When I first met Jack Dorsey, the billionaire co-founder of Twitter, he was working on his new project, Square—the post-Twitter venture he’d launched in an effort to disrupt the payments industry. I’d come to interview Dorsey for a magazine profile, and when I walked into Square’s San Francisco office space I immediately spotted him. He was impossible to miss. He worked standing up, typing on an iPad at a navel-high table in the dead center of the open-air floor plan.
When we imagine a powerful CEO, we typically picture a secluded corner office large enough to fly a kite in, with thick wood paneling, plush pile carpets, and a gatekeeping assistant—all designed to dampen the intrusion of any exterior stimuli. But a newer vision of management feng shui involves an emphasis on availability, transparency, and the abolishment of physical hierarchies. “My door’s always open,” that old, sometimes insincere invitation to underlings, somehow seems more deeply earnest when there isn’t any door at all.
“I’m much more accessible this way,” Dorsey told me of his setup. “People can come right up to me and ask me questions if they need to.” Dorsey’s not the only corporate leader to favor a vulnerable work posture. Observe, in this photo of the offices of the website Business Insider, CEO Henry Blodget mimicking Dorsey’s tall-tree-on-the-plains workstation style.
There are countless ways for managers to shape the psychological environments of their employees. Designing the physical workspace may be easy to overlook as a means of dictating corporate culture, but it is in some ways the most fundamental of management choices. The tenor of meetings, the ease of collaboration, and the frequency of serendipitous colleague interactions can all be deeply affected by the landscape of an office.
Bloomberg, the financial data and media company founded in 1982 by Michael Bloomberg, is a case study in the integration of corporate mission and corporate headquarters. Bloomberg’s lucrative proprietary finance software was launched with an eye toward creating more transparency in markets, and so the company’s offices are meant to elevate transparency as a goal. “Ours is an open plan layout,” Michael Bloomberg wrote in his 1997 book Bloomberg by Bloomberg. “As is true with markets, transparency produces fairness.”
To tour the Bloomberg offices in Midtown Manhattan—within a 2005 building designed by Cesar Pelli—is to witness the open plan aesthetic taken to its logical extreme.* Row upon row of workstations fan out along endless tables in massive atriums with nary a divider to break up the space. On the rare occasion when some sort of partition becomes necessary (for example, to delineate a conference room) the favored material is clear glass that may block noise but does not obscure vision.

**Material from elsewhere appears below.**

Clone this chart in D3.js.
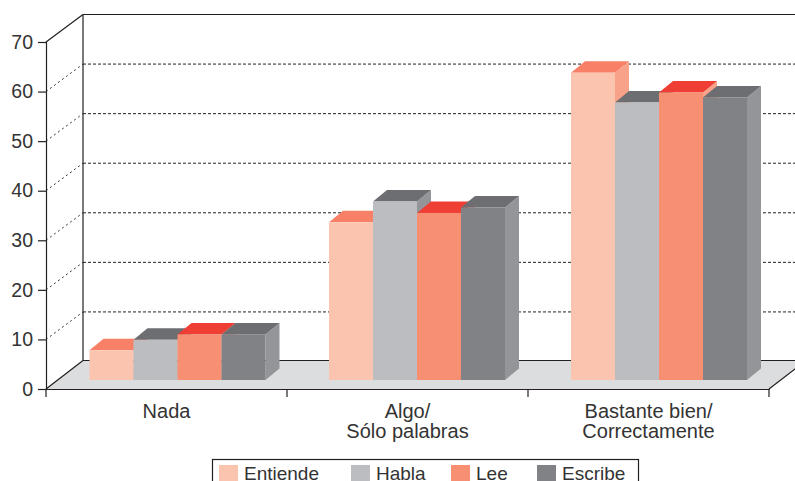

Even top-level employees work out in the open. On a recent visit, Chairman Peter Grauer and CEO Daniel Doctoroff could be seen taking meetings in the conference rooms directly behind their desks. Any passerby could observe who had joined the meeting and how long they stayed, and if one were so inclined one could even assess body language clues to get a sense of how things were going. When at their desks, Grauer and Doctoroff are seated just off the main lobby area on the building’s sixth floor, easily accessible to anyone walking through.
That sixth-floor area—known as “the link”—is a purposeful means of creating forced interaction. Every Bloomberg employee and visitor is initially routed through this space (which coincidentally contains Bloomberg’s legendarily free and bounteous snack bar), before continuing on to a final destination. Whether you work on the fifth floor or the 23rd, you must first go to the sixth and catch an escalator or elevator from there. All workers great and small pass through the bustling environs of “the link,” and the many buzzy conversational clumps there attest to its effectiveness as a watering hole.
Even after making it to the sixth floor, taking an elevator may not be the end of your journey—or your face-to-face encounters. Those elevators don’t stop on every floor, which necessitates further gathering spaces as employees disembark before heading one or two more floors up or down. Employees at Bloomberg marvel at how often they randomly bump into each other throughout the day, making it easy to informally check in on projects and plans.